═════ Given data

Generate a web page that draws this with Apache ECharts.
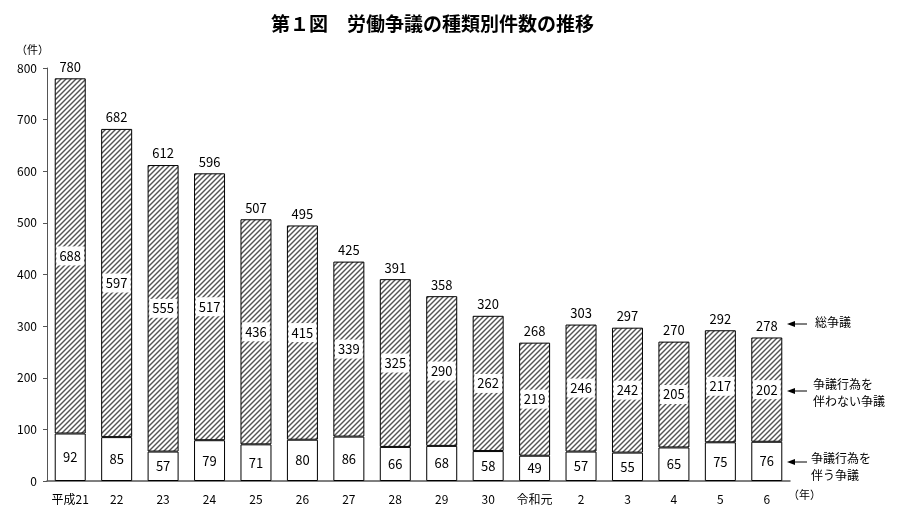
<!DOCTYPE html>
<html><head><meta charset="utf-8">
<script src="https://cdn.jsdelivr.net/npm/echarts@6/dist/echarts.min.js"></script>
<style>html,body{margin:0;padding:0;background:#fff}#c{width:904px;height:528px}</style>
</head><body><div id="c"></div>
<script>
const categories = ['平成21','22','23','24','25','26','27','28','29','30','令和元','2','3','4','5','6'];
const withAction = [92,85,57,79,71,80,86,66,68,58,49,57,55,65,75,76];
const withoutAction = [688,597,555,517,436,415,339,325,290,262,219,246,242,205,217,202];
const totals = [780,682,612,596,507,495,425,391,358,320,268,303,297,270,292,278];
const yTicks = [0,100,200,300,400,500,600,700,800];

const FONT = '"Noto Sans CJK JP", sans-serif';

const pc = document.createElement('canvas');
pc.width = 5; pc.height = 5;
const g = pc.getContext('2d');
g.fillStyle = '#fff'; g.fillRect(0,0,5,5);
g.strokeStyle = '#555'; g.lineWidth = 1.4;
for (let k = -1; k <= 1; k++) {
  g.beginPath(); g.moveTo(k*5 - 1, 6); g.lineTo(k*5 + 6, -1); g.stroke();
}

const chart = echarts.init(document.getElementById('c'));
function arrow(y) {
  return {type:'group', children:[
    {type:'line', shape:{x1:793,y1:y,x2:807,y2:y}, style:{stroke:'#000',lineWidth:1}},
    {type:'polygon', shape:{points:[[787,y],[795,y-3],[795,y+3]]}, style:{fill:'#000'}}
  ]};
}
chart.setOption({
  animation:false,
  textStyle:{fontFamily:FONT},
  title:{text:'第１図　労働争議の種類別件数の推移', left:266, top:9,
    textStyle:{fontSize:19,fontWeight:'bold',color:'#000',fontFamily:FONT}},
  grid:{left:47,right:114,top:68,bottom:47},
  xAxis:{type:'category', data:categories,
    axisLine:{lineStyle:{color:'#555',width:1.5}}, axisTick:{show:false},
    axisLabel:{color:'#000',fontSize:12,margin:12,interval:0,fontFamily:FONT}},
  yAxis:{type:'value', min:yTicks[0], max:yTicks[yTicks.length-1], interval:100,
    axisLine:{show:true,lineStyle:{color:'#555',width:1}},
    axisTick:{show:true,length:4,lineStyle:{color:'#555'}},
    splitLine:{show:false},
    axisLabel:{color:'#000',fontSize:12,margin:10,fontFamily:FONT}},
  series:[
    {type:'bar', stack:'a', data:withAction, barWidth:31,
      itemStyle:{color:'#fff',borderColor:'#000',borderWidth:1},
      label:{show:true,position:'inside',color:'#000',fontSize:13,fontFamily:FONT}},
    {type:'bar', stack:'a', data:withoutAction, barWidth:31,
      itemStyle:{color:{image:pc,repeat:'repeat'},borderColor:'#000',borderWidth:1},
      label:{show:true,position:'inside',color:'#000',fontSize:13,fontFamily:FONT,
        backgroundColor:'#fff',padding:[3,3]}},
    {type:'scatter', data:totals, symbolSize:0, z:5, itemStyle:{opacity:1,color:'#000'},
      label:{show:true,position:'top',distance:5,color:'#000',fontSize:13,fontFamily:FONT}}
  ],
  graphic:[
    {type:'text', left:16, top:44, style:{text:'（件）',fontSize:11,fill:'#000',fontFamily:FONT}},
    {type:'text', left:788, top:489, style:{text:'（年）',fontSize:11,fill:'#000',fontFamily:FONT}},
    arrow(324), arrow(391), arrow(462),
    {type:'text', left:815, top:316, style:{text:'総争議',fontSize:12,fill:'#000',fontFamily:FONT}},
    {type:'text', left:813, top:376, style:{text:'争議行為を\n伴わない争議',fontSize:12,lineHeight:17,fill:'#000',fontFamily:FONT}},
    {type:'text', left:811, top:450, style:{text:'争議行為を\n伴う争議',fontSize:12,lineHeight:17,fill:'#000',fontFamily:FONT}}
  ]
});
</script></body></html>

══════════

Exercise requirements ▸ All of the material above is to be copied exactly, except for its images.

Output ▸
Generate a web page that draws this with Apache ECharts.
<!DOCTYPE html>
<html><head><meta charset="utf-8">
<script src="https://cdn.jsdelivr.net/npm/echarts@6/dist/echarts.min.js"></script>
<style>html,body{margin:0;padding:0;background:#fff}#c{width:904px;height:528px}</style>
</head><body><div id="c"></div>
<script>
const categories = ['平成21','22','23','24','25','26','27','28','29','30','令和元','2','3','4','5','6'];
const withAction = [92,85,57,79,71,80,86,66,68,58,49,57,55,65,75,76];
const withoutAction = [688,597,555,517,436,415,339,325,290,262,219,246,242,205,217,202];
const totals = [780,682,612,596,507,495,425,391,358,320,268,303,297,270,292,278];
const yTicks = [0,100,200,300,400,500,600,700,800];

const FONT = '"Noto Sans CJK JP", sans-serif';

const pc = document.createElement('canvas');
pc.width = 5; pc.height = 5;
const g = pc.getContext('2d');
g.fillStyle = '#fff'; g.fillRect(0,0,5,5);
g.strokeStyle = '#555'; g.lineWidth = 1.4;
for (let k = -1; k <= 1; k++) {
  g.beginPath(); g.moveTo(k*5 - 1, 6); g.lineTo(k*5 + 6, -1); g.stroke();
}

const chart = echarts.init(document.getElementById('c'));
function arrow(y) {
  return {type:'group', children:[
    {type:'line', shape:{x1:793,y1:y,x2:807,y2:y}, style:{stroke:'#000',lineWidth:1}},
    {type:'polygon', shape:{points:[[787,y],[795,y-3],[795,y+3]]}, style:{fill:'#000'}}
  ]};
}
chart.setOption({
  animation:false,
  textStyle:{fontFamily:FONT},
  title:{text:'第１図　労働争議の種類別件数の推移', left:266, top:9,
    textStyle:{fontSize:19,fontWeight:'bold',color:'#000',fontFamily:FONT}},
  grid:{left:47,right:114,top:68,bottom:47},
  xAxis:{type:'category', data:categories,
    axisLine:{lineStyle:{color:'#555',width:1.5}}, axisTick:{show:false},
    axisLabel:{color:'#000',fontSize:12,margin:12,interval:0,fontFamily:FONT}},
  yAxis:{type:'value', min:yTicks[0], max:yTicks[yTicks.length-1], interval:100,
    axisLine:{show:true,lineStyle:{color:'#555',width:1}},
    axisTick:{show:true,length:4,lineStyle:{color:'#555'}},
    splitLine:{show:false},
    axisLabel:{color:'#000',fontSize:12,margin:10,fontFamily:FONT}},
  series:[
    {type:'bar', stack:'a', data:withAction, barWidth:31,
      itemStyle:{color:'#fff',borderColor:'#000',borderWidth:1},
      label:{show:true,position:'inside',color:'#000',fontSize:13,fontFamily:FONT}},
    {type:'bar', stack:'a', data:withoutAction, barWidth:31,
      itemStyle:{color:{image:pc,repeat:'repeat'},borderColor:'#000',borderWidth:1},
      label:{show:true,position:'inside',color:'#000',fontSize:13,fontFamily:FONT,
        backgroundColor:'#fff',padding:[3,3]}},
    {type:'scatter', data:totals, symbolSize:0, z:5, itemStyle:{opacity:1,color:'#000'},
      label:{show:true,position:'top',distance:5,color:'#000',fontSize:13,fontFamily:FONT}}
  ],
  graphic:[
    {type:'text', left:16, top:44, style:{text:'（件）',fontSize:11,fill:'#000',fontFamily:FONT}},
    {type:'text', left:788, top:489, style:{text:'（年）',fontSize:11,fill:'#000',fontFamily:FONT}},
    arrow(324), arrow(391), arrow(462),
    {type:'text', left:815, top:316, style:{text:'総争議',fontSize:12,fill:'#000',fontFamily:FONT}},
    {type:'text', left:813, top:376, style:{text:'争議行為を\n伴わない争議',fontSize:12,lineHeight:17,fill:'#000',fontFamily:FONT}},
    {type:'text', left:811, top:450, style:{text:'争議行為を\n伴う争議',fontSize:12,lineHeight:17,fill:'#000',fontFamily:FONT}}
  ]
});
</script></body></html>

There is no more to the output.